■ **What to work on**: Without including any images, repeat the data exactly.

— START OF Given material —

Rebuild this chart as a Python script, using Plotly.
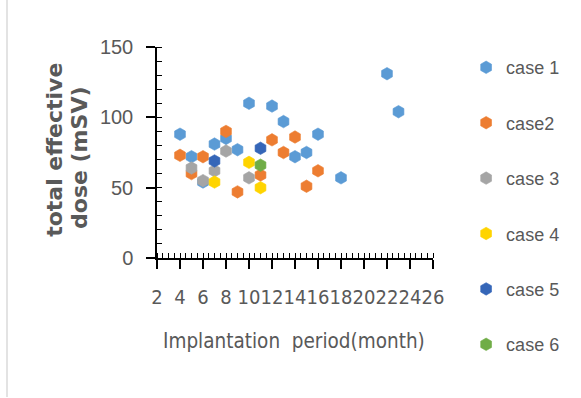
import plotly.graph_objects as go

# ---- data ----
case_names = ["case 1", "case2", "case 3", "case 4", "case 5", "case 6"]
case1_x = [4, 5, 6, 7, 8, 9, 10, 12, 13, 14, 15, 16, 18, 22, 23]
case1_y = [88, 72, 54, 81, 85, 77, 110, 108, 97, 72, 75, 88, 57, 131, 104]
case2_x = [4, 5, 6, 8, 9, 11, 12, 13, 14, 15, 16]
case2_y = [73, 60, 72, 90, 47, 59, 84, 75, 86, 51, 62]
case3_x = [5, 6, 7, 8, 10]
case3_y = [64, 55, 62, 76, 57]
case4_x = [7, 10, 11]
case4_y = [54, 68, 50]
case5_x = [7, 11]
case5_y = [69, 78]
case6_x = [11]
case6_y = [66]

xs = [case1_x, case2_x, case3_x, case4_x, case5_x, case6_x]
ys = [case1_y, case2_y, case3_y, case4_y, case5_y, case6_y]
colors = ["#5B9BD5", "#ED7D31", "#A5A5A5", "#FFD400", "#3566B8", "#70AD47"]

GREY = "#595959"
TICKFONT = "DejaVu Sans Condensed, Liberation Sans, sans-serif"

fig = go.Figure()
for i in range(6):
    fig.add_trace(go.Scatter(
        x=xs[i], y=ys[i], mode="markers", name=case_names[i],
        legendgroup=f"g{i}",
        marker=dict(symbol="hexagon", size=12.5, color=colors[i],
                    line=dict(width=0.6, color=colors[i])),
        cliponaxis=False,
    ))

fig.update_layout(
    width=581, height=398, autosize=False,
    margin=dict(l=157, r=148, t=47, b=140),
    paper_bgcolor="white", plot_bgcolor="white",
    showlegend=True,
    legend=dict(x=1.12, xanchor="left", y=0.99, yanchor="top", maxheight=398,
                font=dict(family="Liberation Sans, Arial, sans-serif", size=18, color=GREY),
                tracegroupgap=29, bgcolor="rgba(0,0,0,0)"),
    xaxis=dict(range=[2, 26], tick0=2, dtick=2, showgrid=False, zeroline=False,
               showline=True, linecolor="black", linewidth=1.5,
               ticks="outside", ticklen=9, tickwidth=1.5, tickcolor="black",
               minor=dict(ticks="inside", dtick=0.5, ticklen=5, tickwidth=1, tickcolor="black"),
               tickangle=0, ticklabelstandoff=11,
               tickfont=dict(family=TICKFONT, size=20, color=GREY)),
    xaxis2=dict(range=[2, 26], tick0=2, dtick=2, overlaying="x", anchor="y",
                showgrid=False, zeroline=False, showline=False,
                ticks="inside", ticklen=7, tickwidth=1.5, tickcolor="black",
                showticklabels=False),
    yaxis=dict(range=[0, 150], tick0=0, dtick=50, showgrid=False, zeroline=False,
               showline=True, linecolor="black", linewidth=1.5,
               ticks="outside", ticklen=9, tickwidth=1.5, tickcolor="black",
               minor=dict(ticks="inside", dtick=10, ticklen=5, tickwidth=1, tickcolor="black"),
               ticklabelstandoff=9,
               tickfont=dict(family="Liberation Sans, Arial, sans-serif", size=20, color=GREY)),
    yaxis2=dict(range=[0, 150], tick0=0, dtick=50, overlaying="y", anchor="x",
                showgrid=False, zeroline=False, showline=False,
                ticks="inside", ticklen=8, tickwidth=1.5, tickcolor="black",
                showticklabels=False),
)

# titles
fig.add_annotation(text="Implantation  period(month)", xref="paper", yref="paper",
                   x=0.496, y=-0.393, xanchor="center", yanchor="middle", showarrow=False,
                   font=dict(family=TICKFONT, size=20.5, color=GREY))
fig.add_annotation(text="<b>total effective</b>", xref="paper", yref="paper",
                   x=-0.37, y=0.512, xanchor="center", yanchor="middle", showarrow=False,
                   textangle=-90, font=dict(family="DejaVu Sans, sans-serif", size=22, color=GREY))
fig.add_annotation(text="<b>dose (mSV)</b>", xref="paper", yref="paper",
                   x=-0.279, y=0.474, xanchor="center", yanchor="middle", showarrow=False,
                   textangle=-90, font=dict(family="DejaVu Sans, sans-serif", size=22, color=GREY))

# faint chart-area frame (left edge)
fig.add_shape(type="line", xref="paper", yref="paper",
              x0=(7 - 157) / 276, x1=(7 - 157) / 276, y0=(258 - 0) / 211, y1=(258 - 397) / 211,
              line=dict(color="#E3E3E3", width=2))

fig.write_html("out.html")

— END OF Given material —

■ **Answer in full**:
Rebuild this chart as a Python script, using Plotly.
import plotly.graph_objects as go

# ---- data ----
case_names = ["case 1", "case2", "case 3", "case 4", "case 5", "case 6"]
case1_x = [4, 5, 6, 7, 8, 9, 10, 12, 13, 14, 15, 16, 18, 22, 23]
case1_y = [88, 72, 54, 81, 85, 77, 110, 108, 97, 72, 75, 88, 57, 131, 104]
case2_x = [4, 5, 6, 8, 9, 11, 12, 13, 14, 15, 16]
case2_y = [73, 60, 72, 90, 47, 59, 84, 75, 86, 51, 62]
case3_x = [5, 6, 7, 8, 10]
case3_y = [64, 55, 62, 76, 57]
case4_x = [7, 10, 11]
case4_y = [54, 68, 50]
case5_x = [7, 11]
case5_y = [69, 78]
case6_x = [11]
case6_y = [66]

xs = [case1_x, case2_x, case3_x, case4_x, case5_x, case6_x]
ys = [case1_y, case2_y, case3_y, case4_y, case5_y, case6_y]
colors = ["#5B9BD5", "#ED7D31", "#A5A5A5", "#FFD400", "#3566B8", "#70AD47"]

GREY = "#595959"
TICKFONT = "DejaVu Sans Condensed, Liberation Sans, sans-serif"

fig = go.Figure()
for i in range(6):
    fig.add_trace(go.Scatter(
        x=xs[i], y=ys[i], mode="markers", name=case_names[i],
        legendgroup=f"g{i}",
        marker=dict(symbol="hexagon", size=12.5, color=colors[i],
                    line=dict(width=0.6, color=colors[i])),
        cliponaxis=False,
    ))

fig.update_layout(
    width=581, height=398, autosize=False,
    margin=dict(l=157, r=148, t=47, b=140),
    paper_bgcolor="white", plot_bgcolor="white",
    showlegend=True,
    legend=dict(x=1.12, xanchor="left", y=0.99, yanchor="top", maxheight=398,
                font=dict(family="Liberation Sans, Arial, sans-serif", size=18, color=GREY),
                tracegroupgap=29, bgcolor="rgba(0,0,0,0)"),
    xaxis=dict(range=[2, 26], tick0=2, dtick=2, showgrid=False, zeroline=False,
               showline=True, linecolor="black", linewidth=1.5,
               ticks="outside", ticklen=9, tickwidth=1.5, tickcolor="black",
               minor=dict(ticks="inside", dtick=0.5, ticklen=5, tickwidth=1, tickcolor="black"),
               tickangle=0, ticklabelstandoff=11,
               tickfont=dict(family=TICKFONT, size=20, color=GREY)),
    xaxis2=dict(range=[2, 26], tick0=2, dtick=2, overlaying="x", anchor="y",
                showgrid=False, zeroline=False, showline=False,
                ticks="inside", ticklen=7, tickwidth=1.5, tickcolor="black",
                showticklabels=False),
    yaxis=dict(range=[0, 150], tick0=0, dtick=50, showgrid=False, zeroline=False,
               showline=True, linecolor="black", linewidth=1.5,
               ticks="outside", ticklen=9, tickwidth=1.5, tickcolor="black",
               minor=dict(ticks="inside", dtick=10, ticklen=5, tickwidth=1, tickcolor="black"),
               ticklabelstandoff=9,
               tickfont=dict(family="Liberation Sans, Arial, sans-serif", size=20, color=GREY)),
    yaxis2=dict(range=[0, 150], tick0=0, dtick=50, overlaying="y", anchor="x",
                showgrid=False, zeroline=False, showline=False,
                ticks="inside", ticklen=8, tickwidth=1.5, tickcolor="black",
                showticklabels=False),
)

# titles
fig.add_annotation(text="Implantation  period(month)", xref="paper", yref="paper",
                   x=0.496, y=-0.393, xanchor="center", yanchor="middle", showarrow=False,
                   font=dict(family=TICKFONT, size=20.5, color=GREY))
fig.add_annotation(text="<b>total effective</b>", xref="paper", yref="paper",
                   x=-0.37, y=0.512, xanchor="center", yanchor="middle", showarrow=False,
                   textangle=-90, font=dict(family="DejaVu Sans, sans-serif", size=22, color=GREY))
fig.add_annotation(text="<b>dose (mSV)</b>", xref="paper", yref="paper",
                   x=-0.279, y=0.474, xanchor="center", yanchor="middle", showarrow=False,
                   textangle=-90, font=dict(family="DejaVu Sans, sans-serif", size=22, color=GREY))

# faint chart-area frame (left edge)
fig.add_shape(type="line", xref="paper", yref="paper",
              x0=(7 - 157) / 276, x1=(7 - 157) / 276, y0=(258 - 0) / 211, y1=(258 - 397) / 211,
              line=dict(color="#E3E3E3", width=2))

fig.write_html("out.html")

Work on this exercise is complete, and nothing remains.